Terbium Hybrid Glass: A Low-Temperature Breakthrough with High Stakes for Rare Earth Photonics

Highlights

• University of Jinan researchers created a transparent terbium-based hybrid glass using low-temperature synthesis (90°C vs. traditional >1000°C), achieving 80–85% light transmission and strong magneto-optical performance—potentially reducing manufacturing costs for sensors and photonic devices.
• The innovation exemplifies China's strategic shift from rare earth mining to downstream applications, filing the majority of patents in high-value technologies like optical materials and sensors to control standards and capture margins across future industries.
• Despite promising magneto-optical properties (Verdet constant of -22 rad/T·m at 405 nm), the material's low glass transition temperature (42°C) poses durability concerns, highlighting the tension between simplified processing and real-world industrial requirements.

---

In a 2026 study published in the International Core Journal of Engineering, Jianzhi Ge of the University of Jinan, Institute of Photonics Technology (opens in a new tab), and collaborators report the successful creation of a terbium-based hybrid glass that challenges conventional assumptions about magneto-optical materials. By using a low-temperature “desolvation” process rather than traditional high-heat melting, the team produced a transparent glass with a strong magneto-optical response—key for sensors, optical isolators, and photonic devices. The material achieves ~80–85% light transmission and a measurable Faraday rotation (Verdet constant of −22 rad/T·m at 405 nm), suggesting that high-performance rare-earth optical materials may be manufactured more simply and cheaply—but with trade-offs in durability.

This study is yet another example of why the real contest in rare earths is shifting downstream—from mining to materials science and applications.
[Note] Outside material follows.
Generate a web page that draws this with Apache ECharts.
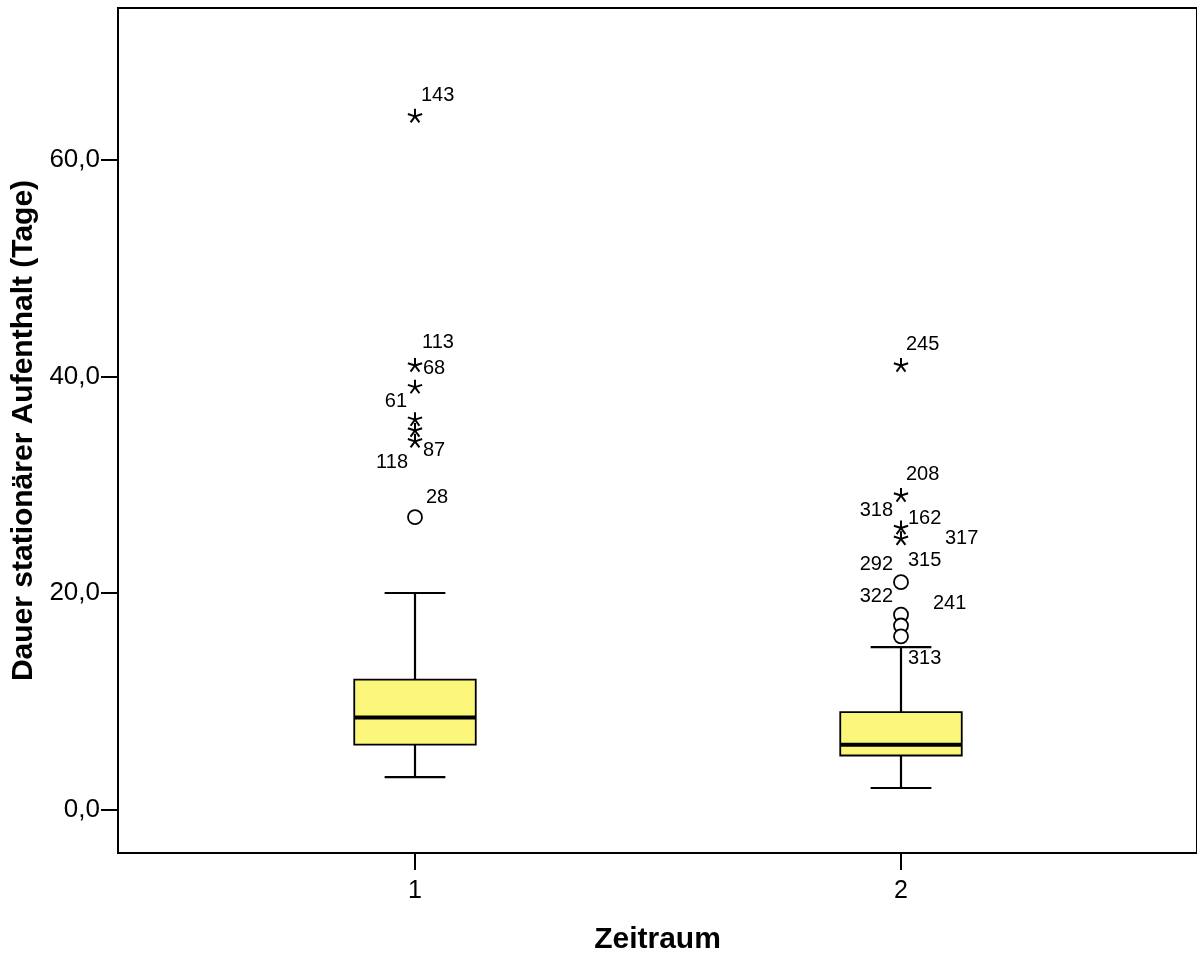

While much of the West remains fixated on securing supply of elements like terbium, China has been systematically investing in exactly this layer: turning those elements into high-value technologies—optical materials, magnets, sensors, and photonics—that define future industries.

The low-temperature synthesis of a terbium-based hybrid glass may seem niche, but it represents the kind of incremental, patentable innovation that compounds over time. China already dominates rare earth processing and is now filing the majority of patents in downstream applications, effectively moving up the value chain and positioning itself to own the intellectual property that governs how these materials are used, not just extracted. That strategy is far more disruptive than supply control alone: whoever leads in downstream innovation controls standards, captures margins, and shapes entire industrial ecosystems—from defense optics to next-generation communications.

Study Methods

The researchers synthesized the glass by combining terbium nitrate with an organic ligand and gently heating it to just 90°C—far below the >1000°C required for traditional glassmaking. Structural analysis using X-ray diffraction confirmed the material is amorphous (glass-like), while thermal testing (DSC) revealed a low glass transition temperature (~42°C). Microscopy showed a smooth, uniform structure, and optical testing confirmed high transparency. Magnetic and optical measurements demonstrated linear Faraday rotation—critical for sensing applications—directly linking magnetic field strength to light polarization changes.

Key Findings

The innovation lies in balancing performance with process simplicity. The material maintains strong magneto-optical behavior thanks to terbium ions, which are known for their high magnetic responsiveness. As shown in the transmission data (page 3), the glass achieves over 85% transparency across much of the visible spectrum—essential for real-world optical devices.

Meanwhile, Faraday rotation scales predictably with magnetic field strength (page 5), confirming its functional viability.

However, the most important takeaway is strategic: this approach could reduce manufacturing costs and expand design flexibility for rare-earth photonic materials, opening new markets in compact sensors and integrated optics.

Limitations

The Achilles’ heel is thermal stability. With a glass transition temperature of just 42°C, the material risks deformation under moderate heat, far below industrial requirements. The study also lacks a full performance benchmark against existing commercial materials, particularly regarding long-term durability and efficiency under high-power conditions.

Implications

This work highlights a broader shift: rare earth innovation is moving from extraction to design. Instead of relying solely on mining more terbium, researchers are finding ways to use it more efficiently in advanced materials. However, this raises a strategic tension—while processing becomes easier, reliance on heavy rare earths like terbium remains intact.

Conclusion

This terbium-based hybrid glass represents a promising but incomplete breakthrough. It lowers the barrier to manufacturing advanced optical materials but introduces new constraints around durability and scalability. For investors and policymakers, the message is clear: innovation is accelerating—but the rare earth dependency problem is evolving, not disappearing.

Citation: Ge, J. (2026). Synthesis and Magneto-Optical Performance of a Terbium-Based Hybrid Glass. International Core Journal of Engineering.